Moderner Razionalismo

Und jetzt also Aldo Rossi (1931–1997). Der Mailänder Baumeister gehört zu den maßgeblichen Designern und Architekten des ausgehenden 20. Jahrhunderts. Bemerkenswert dabei, dass sein Interesse zunächst gar nicht einmal der eigentlichen Baupraxis galt, sondern der theoretischen Auseinandersetzung mit dem Wesen des gebauten Raumes. Die von ihm eingeführten Begriffe wie Morphologie und Typologie des Bauens bestimmten lange die internationale Diskussion. Drei Kapitelüberschriften gliedern die Schau im Tchoban Museum: Da ist zunächst der „Corpus Mediolanensis“, Zeichnungen und Grafiken vor allem zum frühen gebauten Werk also, das sich im Wesentlichen im Großraum Mailand findet (die Entwürfe etwa zum Rathausplatz mit dem Denkmal der Resistenza für Segrate oder dem erhaben-grandiosen Friedhof von San Cataldo/Modena). Die titelgebende Insula, die Insel, bekanntlich die Bezeichnung altrömischer Mietshäuser, meint hier aber vor allem den für Rossi so wichtigen Bezug auf antike Vorbilder ganz allgemein, ihre Strenge und Ordnung.
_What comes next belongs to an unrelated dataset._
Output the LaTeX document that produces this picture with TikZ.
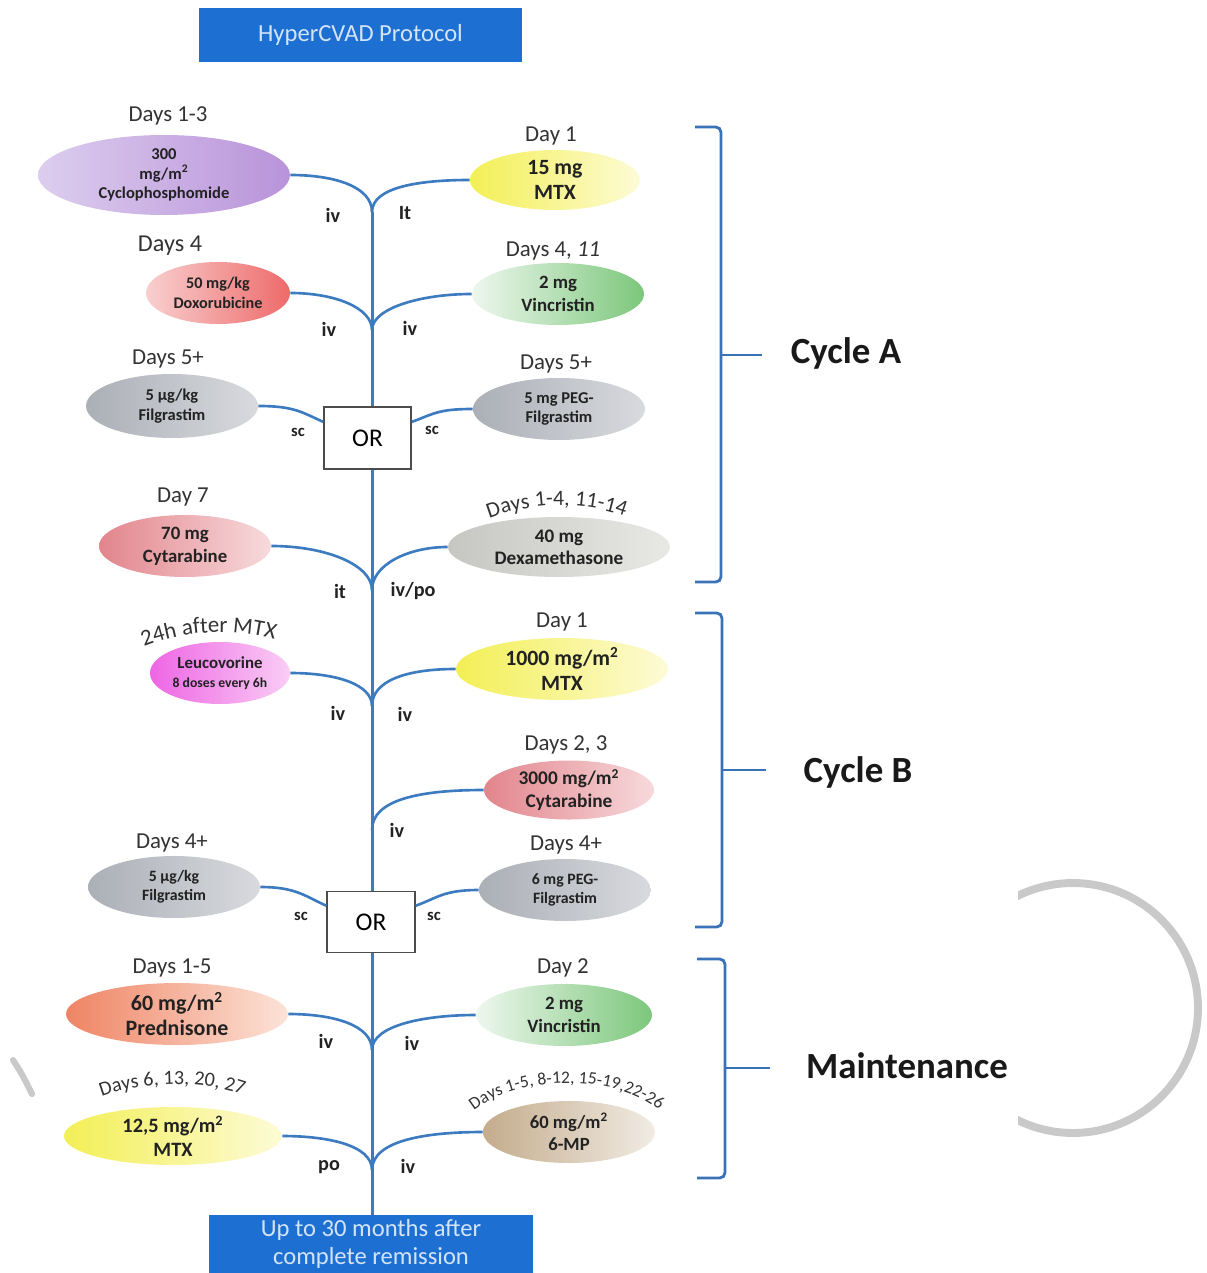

Das war in den 1970er-Jahren eine Außenseiterposition, wollte man doch damals den Bruch mit der Vergangenheit zugunsten zukunftsfroh-utopischer Baukonzepte. Der Bezug zur Tradition brachte den Pritzkerpreisträger denn auch in Kontakt zur Bewegung der Postmoderne: Sein Teatro del Mondo, eine schwimmende Konstruktion, halb Theater, halb Leuchtturm, wurde zum prägnanten Wahrzeichen der ersten Architektur-Biennale in Venedig 1980, die den vielbeachteten, ersten Auftritt der Postmoderne brachte. „Werke für Berlin“ schließlich umfasst verspielte Skizzen zu den diversen Projekten Rossis für die Stadt. Einige davon, wie das eingangs erwähnte Quartier Schützenstraße gelangten zur Ausführung, andere, wie das Projekt zum Deutschen Historischen Museum, blieben Entwurf. Die in Kooperation mit der italienischen Fondazione Aldo Rossi erarbeitete Ausstellung lädt ein, den Großmeister eines erneuerten Razionalismo, der sich gleichermaßen aus der Kenntnis der Vergangenheit wie dem Mut zur Zukunft speist, im intimen Medium der Zeichnung noch einmal ganz von Nahem kennen zu lernen.

Auf einen Blick

Ausstellung: Aldo Rossi. Insulae

Dauer: bis 14. Mai 2023
Ort: Tchoban Foundation – Museum für Architekturzeichnung
Christinenstraße 18a, 10119 Berlin, Tel. +49-(0)30-43739090

Öffnungszeiten: Mo–Fr 14.00–19.00 Uhr, Sa & So 13.00–17.00 Uhr.
In der ausstellungsfreien Zeit bleibt das Museum geschlossen.